Fairly, singling out the Polaris program is sampling on the dependent variable. While the example is inspiring, the factors behind the biggest success do not point conclusively to the root causes of the failures. And some of the magic can’t be brought back: despite the battle-rattle in the Crimea this week, even the best efforts of QDR-writers can’t conjure up rivals like Krushchev. But in two respects, it’s plausible that what worked for Polaris could work again. 

First, inter-service rivalry has clearly gotten a bad name. Enthusiasts for efficiency in allocating resources routinely complain about remaining duplication amongst the services. In the age of the Joint Strike Fighter, though, competition is not what it once was.
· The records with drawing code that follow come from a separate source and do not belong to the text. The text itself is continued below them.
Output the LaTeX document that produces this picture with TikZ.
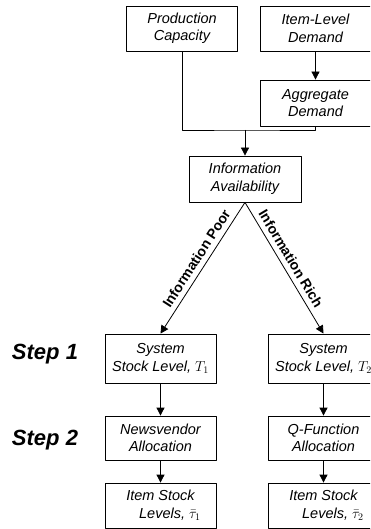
\documentclass[tikz,border=0pt]{standalone}
\usepackage{fontspec}
\setmainfont{Liberation Sans}
\usepackage{tikz}
\usetikzlibrary{arrows.meta}

\begin{document}
\begin{tikzpicture}[x=1pt, y=-1pt, line join=round,
    box/.style={draw, line width=0.8pt, minimum width=111pt, minimum height=45pt,
        align=center, inner sep=2pt, font=\fontsize{14.5}{17.5}\selectfont\itshape},
    flow/.style={line width=0.8pt, -{Triangle[length=8pt, width=8pt]}},
    branchlabel/.style={sloped, above, inner sep=5pt, font=\fontsize{14}{16}\selectfont\bfseries},
    stepname/.style={font=\fontsize{22}{24}\selectfont\bfseries\itshape}]

    % fix the page to the reference frame
    \useasboundingbox (0,0) rectangle (370,529);
    \clip (0,0) rectangle (370,529);

    % =======================================================
    % TOP PART
    % =======================================================
    % 1. Input boxes
    \node[box] (prod) at (182,28.5) {Production\\Capacity};
    \node[box] (itemdem) at (315.5,28.5) {Item-Level\\Demand};
    \node[box, minimum height=46pt] (aggdem) at (315.5,103) {Aggregate\\Demand};
    \node[box, minimum width=112pt, minimum height=46pt] (info) at (245,179) {Information\\Availability};

    % 2. Connectors into the information box
    \coordinate (merge) at (245,130);
    \draw[flow] (itemdem) -- (aggdem);
    \draw[line width=0.8pt] (prod.south) |- (merge) -| (aggdem.south);
    \draw[flow] (merge) -- (info);

    % =======================================================
    % BOTTOM PART
    % =======================================================
    % 3. Step labels
    \node[stepname] (stepone) at (45,354) {Step 1};
    \node[stepname] (steptwo) at (45,440) {Step 2};

    % 4. Left column (information poor)
    \node[box, minimum height=49pt] (sysone) at (160.5,358.5) {System\\Stock Level, $T_1$};
    \node[box, minimum height=44pt] (allocone) at (160.5,438) {Newsvendor\\Allocation};
    \node[box] (levone) at (160.5,505.5) {Item Stock\\\hspace*{1.3em}Levels, $\bar{\tau}_1$};

    % 5. Right column (information rich)
    \node[box, minimum height=49pt] (systwo) at (323.5,358.5) {System\\Stock Level, $T_2$};
    \node[box, minimum height=44pt] (alloctwo) at (323.5,438) {Q-Function\\Allocation};
    \node[box] (levtwo) at (323.5,505.5) {Item Stock\\\hspace*{1.3em}Levels, $\bar{\tau}_2$};

    % 6. Branches
    \draw[flow] (info.south) -- (sysone.north) node[branchlabel, pos=0.47] {Information Poor};
    \draw[flow] (info.south) -- (systwo.north) node[branchlabel, pos=0.47] {Information Rich};

    % 7. Column arrows
    \draw[flow] (sysone) -- (allocone);
    \draw[flow] (allocone) -- (levone);
    \draw[flow] (systwo) -- (alloctwo);
    \draw[flow] (alloctwo) -- (levtwo);

\end{tikzpicture}
\end{document}
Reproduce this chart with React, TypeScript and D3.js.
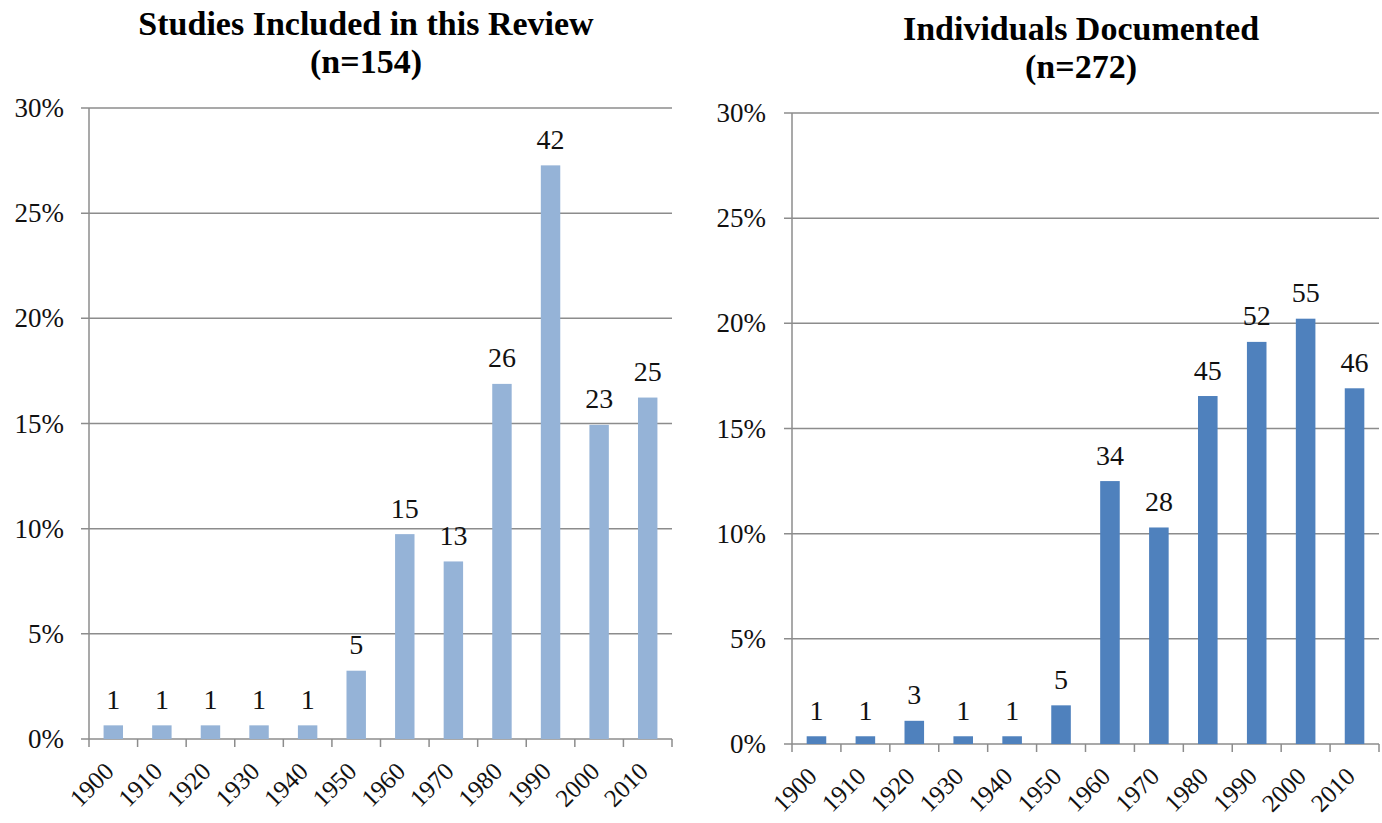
import React from "react";
import * as d3 from "d3";

const decades = ["1900", "1910", "1920", "1930", "1940", "1950", "1960", "1970", "1980", "1990", "2000", "2010"];
const studiesCounts = [1, 1, 1, 1, 1, 5, 15, 13, 26, 42, 23, 25];
const studiesTotal = 154;
const individualsCounts = [1, 1, 3, 1, 1, 5, 34, 28, 45, 52, 55, 46];
const individualsTotal = 272;
const yTicks = [0, 0.05, 0.1, 0.15, 0.2, 0.25, 0.3];

const FONT = "'Liberation Serif', 'DejaVu Serif', serif";

type PanelProps = {
  title1: string;
  title2: string;
  counts: number[];
  total: number;
  color: string;
  x0: number;
  x1: number;
  yTop: number;
  yBottom: number;
  titleX: number;
  titleY1: number;
  titleY2: number;
  labelRight: number;
};

function Panel(p: PanelProps) {
  const x = d3.scaleBand<string>().domain(decades).range([p.x0, p.x1]).paddingInner(0.6).paddingOuter(0.3);
  const y = d3.scaleLinear().domain([0, 0.3]).range([p.yBottom, p.yTop]);
  const step = (p.x1 - p.x0) / decades.length;
  const grid = "#8c8c8c";
  return (
    <g>
      <text x={p.titleX} y={p.titleY1} textAnchor="middle" fontFamily={FONT} fontWeight="bold" fontSize={34}>{p.title1}</text>
      <text x={p.titleX} y={p.titleY2} textAnchor="middle" fontFamily={FONT} fontWeight="bold" fontSize={34}>{p.title2}</text>
      {yTicks.map((t) => (
        <g key={t}>
          <line x1={p.x0 - 8} x2={p.x1} y1={y(t)} y2={y(t)} stroke={grid} strokeWidth={1.5} />
          <text x={p.labelRight} y={y(t) + 9} textAnchor="end" fontFamily={FONT} fontSize={27} fill="#111">{d3.format(".0%")(t)}</text>
        </g>
      ))}
      <line x1={p.x0} x2={p.x0} y1={p.yTop} y2={p.yBottom + 8} stroke={grid} strokeWidth={1.5} />
      {decades.map((d, i) => (
        <line key={"t" + d} x1={p.x0 + step * (i + 1)} x2={p.x0 + step * (i + 1)} y1={p.yBottom} y2={p.yBottom + 8} stroke={grid} strokeWidth={1.5} />
      ))}
      {decades.map((d, i) => {
        const v = p.counts[i] / p.total;
        const bx = x(d) as number;
        return (
          <g key={"b" + d}>
            <rect x={bx} y={y(v)} width={x.bandwidth()} height={p.yBottom - y(v)} fill={p.color} />
            <text x={bx + x.bandwidth() / 2} y={y(v) - 16.5} textAnchor="middle" fontFamily={FONT} fontSize={28} fill="#111">{p.counts[i]}</text>
          </g>
        );
      })}
      {decades.map((d) => {
        const cx = (x(d) as number) + x.bandwidth() / 2;
        return (
          <text key={"l" + d} transform={`translate(${cx + 2},${p.yBottom + 34}) rotate(-45)`} textAnchor="end" fontFamily={FONT} fontSize={25} fill="#111">{d}</text>
        );
      })}
    </g>
  );
}

export default function App() {
  return (
    <svg width={1382} height={823} style={{ position: "absolute", left: 0, top: 0, background: "#fff" }}>
      <rect width={1382} height={823} fill="#fff" />
      <Panel title1="Studies Included in this Review" title2="(n=154)" counts={studiesCounts} total={studiesTotal}
        color="#95B3D7" x0={89} x1={672} yTop={108} yBottom={739} titleX={366} titleY1={35} titleY2={73} labelRight={64} />
      <Panel title1="Individuals Documented" title2="(n=272)" counts={individualsCounts} total={individualsTotal}
        color="#4F81BD" x0={792} x1={1379} yTop={113} yBottom={744} titleX={1081} titleY1={39.5} titleY2={78} labelRight={766} />
    </svg>
  );
}
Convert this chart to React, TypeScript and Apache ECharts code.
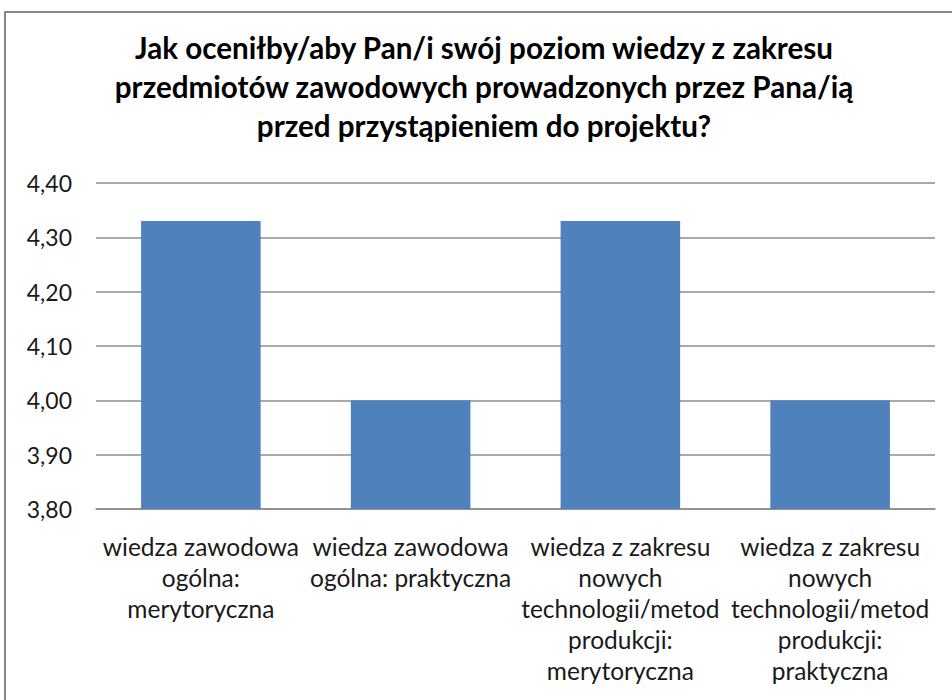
import React, { useEffect, useRef } from "react";
import * as echarts from "echarts";

const titleLines = [
  "Jak oceniłby/aby Pan/i swój poziom wiedzy z zakresu",
  "przedmiotów zawodowych prowadzonych przez Pana/ią",
  "przed przystąpieniem do projektu?",
];

const categories = [
  "wiedza zawodowa\nogólna:\nmerytoryczna",
  "wiedza zawodowa\nogólna: praktyczna",
  "wiedza z zakresu\nnowych\ntechnologii/metod\nprodukcji:\nmerytoryczna",
  "wiedza z zakresu\nnowych\ntechnologii/metod\nprodukcji:\npraktyczna",
];

const values = [4.33, 4.0, 4.33, 4.0];

const yMin = 3.8;
const yMax = 4.4;
const yInterval = 0.1;

const FONT = "Lato, 'Noto Sans', sans-serif";

export default function App() {
  const ref = useRef<HTMLDivElement>(null);

  useEffect(() => {
    if (!ref.current) return;
    const chart = echarts.init(ref.current, null, { renderer: "svg" });
    chart.setOption({
      animation: false,
      backgroundColor: "#ffffff",
      title: {
        text: titleLines.join("\n"),
        left: 479,
        textAlign: "center",
        top: 23,
        textStyle: {
          fontFamily: FONT,
          fontSize: 29.6,
          fontWeight: "bold",
          color: "#000000",
          lineHeight: 39,
        },
      },
      graphic: [
        {
          type: "rect",
          shape: { x: 5, y: 12, width: 960, height: 700 },
          style: { fill: "none", stroke: "#868686", lineWidth: 2 },
          silent: true,
        },
      ],
      grid: { left: 96, right: 17, top: 183, bottom: 191, containLabel: false },
      xAxis: {
        type: "category",
        data: categories,
        axisLine: { show: true, lineStyle: { color: "#8c8c8c", width: 1.5 } },
        axisTick: { show: false },
        axisLabel: {
          interval: 0,
          margin: 22,
          fontFamily: FONT,
          fontSize: 24.5,
          lineHeight: 31,
          color: "#1a1a1a",
          align: "center",
        },
      },
      yAxis: {
        type: "value",
        min: yMin,
        max: yMax,
        interval: yInterval,
        axisLine: { show: false },
        axisTick: { show: false },
        splitLine: { lineStyle: { color: "#8c8c8c", width: 1.5 } },
        axisLabel: {
          margin: 24,
          fontFamily: FONT,
          fontSize: 23,
          color: "#1a1a1a",
          formatter: (v: number) => v.toFixed(2).replace(".", ","),
        },
      },
      series: [
        {
          type: "bar",
          data: values,
          barWidth: "57%",
          itemStyle: { color: "#4F81BD" },
        },
      ],
    });
    return () => chart.dispose();
  }, []);

  return (
    <div
      ref={ref}
      style={{ position: "fixed", left: 0, top: 0, width: 952, height: 700 }}
    />
  );
}
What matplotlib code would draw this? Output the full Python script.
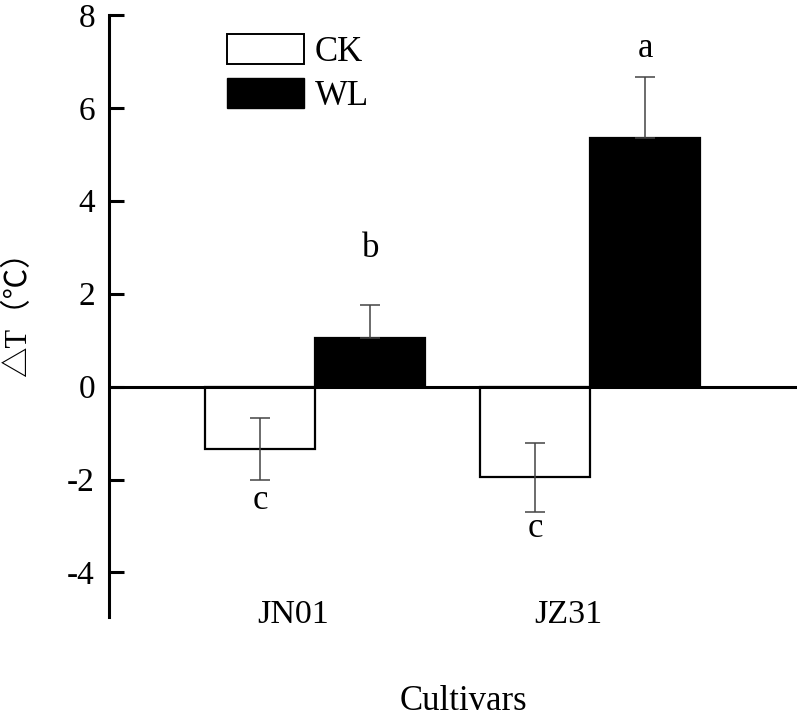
import matplotlib
matplotlib.use("Agg")
from matplotlib import pyplot as plt
from matplotlib.patches import Patch
import numpy as np

cultivars = ["JN01", "JZ31"]
ck_mean = [-1.35, -1.95]
ck_err = [0.67, 0.74]
wl_mean = [1.04, 5.34]
wl_err = [0.71, 1.33]
ck_letters = ["c", "c"]
wl_letters = ["b", "a"]
ck_letter_y = [-2.45, -3.05]
wl_letter_y = [2.97, 7.28]

plt.rcParams['font.family'] = ['Liberation Serif', 'Noto Sans CJK SC']
plt.rcParams['axes.unicode_minus'] = False

fig = plt.figure(figsize=(8, 7.17), dpi=100)
ax = fig.add_axes([0.136, 0.140, 0.860, 0.8393])

x = np.arange(1, len(cultivars) + 1)
w = 0.4
err_kw = dict(ecolor='#444444', elinewidth=1.1, capsize=7, capthick=1.1)
ax.bar(x - w / 2, ck_mean, w, yerr=ck_err, color='white', edgecolor='black',
       linewidth=1.6, error_kw=err_kw, label='CK', zorder=2)
ax.bar(x + w / 2, wl_mean, w, yerr=[np.zeros(len(wl_err)), wl_err], color='black',
       edgecolor='black', linewidth=1.6, error_kw=err_kw, label='WL', zorder=2)

for i in range(len(cultivars)):
    ax.text(x[i] - w / 2, ck_letter_y[i], ck_letters[i], ha='center', va='center', fontsize=25)
    ax.text(x[i] + w / 2, wl_letter_y[i], wl_letters[i], ha='center', va='center', fontsize=25)
    ax.text(x[i] - 0.08, -4.9, cultivars[i], ha='center', va='center', fontsize=24.5)

ax.axhline(0, color='black', linewidth=2.2, zorder=3)

ax.set_xlim(0.25, 2.75)
ax.set_ylim(-4.95, 8)
ax.set_yticks([-4, -2, 0, 2, 4, 6, 8])
ax.set_xticks([])
ax.tick_params(axis='y', direction='in', length=11, width=2.2, labelsize=24, pad=10)
for s in ['top', 'right', 'bottom']:
    ax.spines[s].set_visible(False)
ax.spines['left'].set_linewidth(2.2)

ax.set_ylabel('△T（℃）', fontsize=22, va='center')
ax.yaxis.set_label_coords(-0.131, 0.515)
fig.text(0.579, 1 - 701.7 / 717, 'Cultivars', ha='center', va='center', fontsize=25)

handles = [Patch(facecolor='white', edgecolor='black', linewidth=1.4),
           Patch(facecolor='black', edgecolor='black')]
ax.legend(handles, ['CK', 'WL'], loc='upper left', bbox_to_anchor=(0.1715, 0.968),
          frameon=False, fontsize=25, handlelength=2.22, handleheight=0.97,
          handletextpad=0.32, labelspacing=0.25, borderpad=0, borderaxespad=0)

fig.savefig("out.png", dpi=100)
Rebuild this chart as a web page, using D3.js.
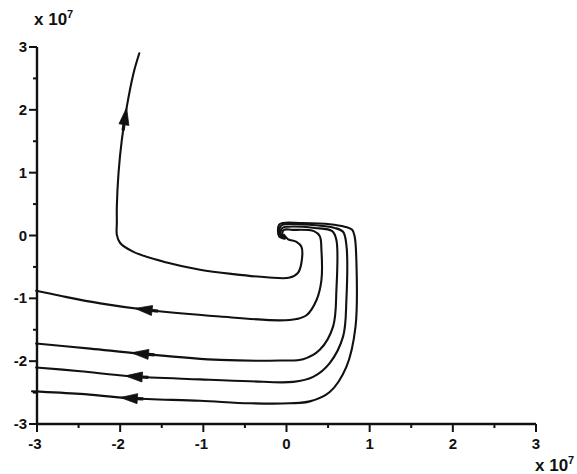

We are thus pleased to hear that the USAF is not interested in another joint fighter program with the Navy; a recent report from RAND argues that it would have cost more money anyway. Instead, it’s time for the Pentagon to think about more vigorous, dissimilar competition between the services for missions. As with Jupiter and Thor and Titan and Polaris, timely creativity sometimes requires some friction. 

Second, moderation in setting requirements for new weapons seems an art lost long ago. Let us not even discuss the Joint Strike Fighter. Of late, we have watched technically overreaching programs like the Future Combat System and the Expeditionary Fighting Vehicle produce nothing but prototypes after years of development and billions of dollars. If the performance of these systems was so important for American security, how has their failure gone hardly noticed in the field? Some failure is to be expected, even when pushing parameters modestly. Bet-the-farm projects with lofty goals make no sense when more manageable targets will suffice. So before the entire investment budget ends up in procurement purgatory, it may be time to dust off Sapolsky’s observations of how success was created almost sixty years ago. 

James Hasik is a senior fellow in the Brent Scowcroft Center on International Security.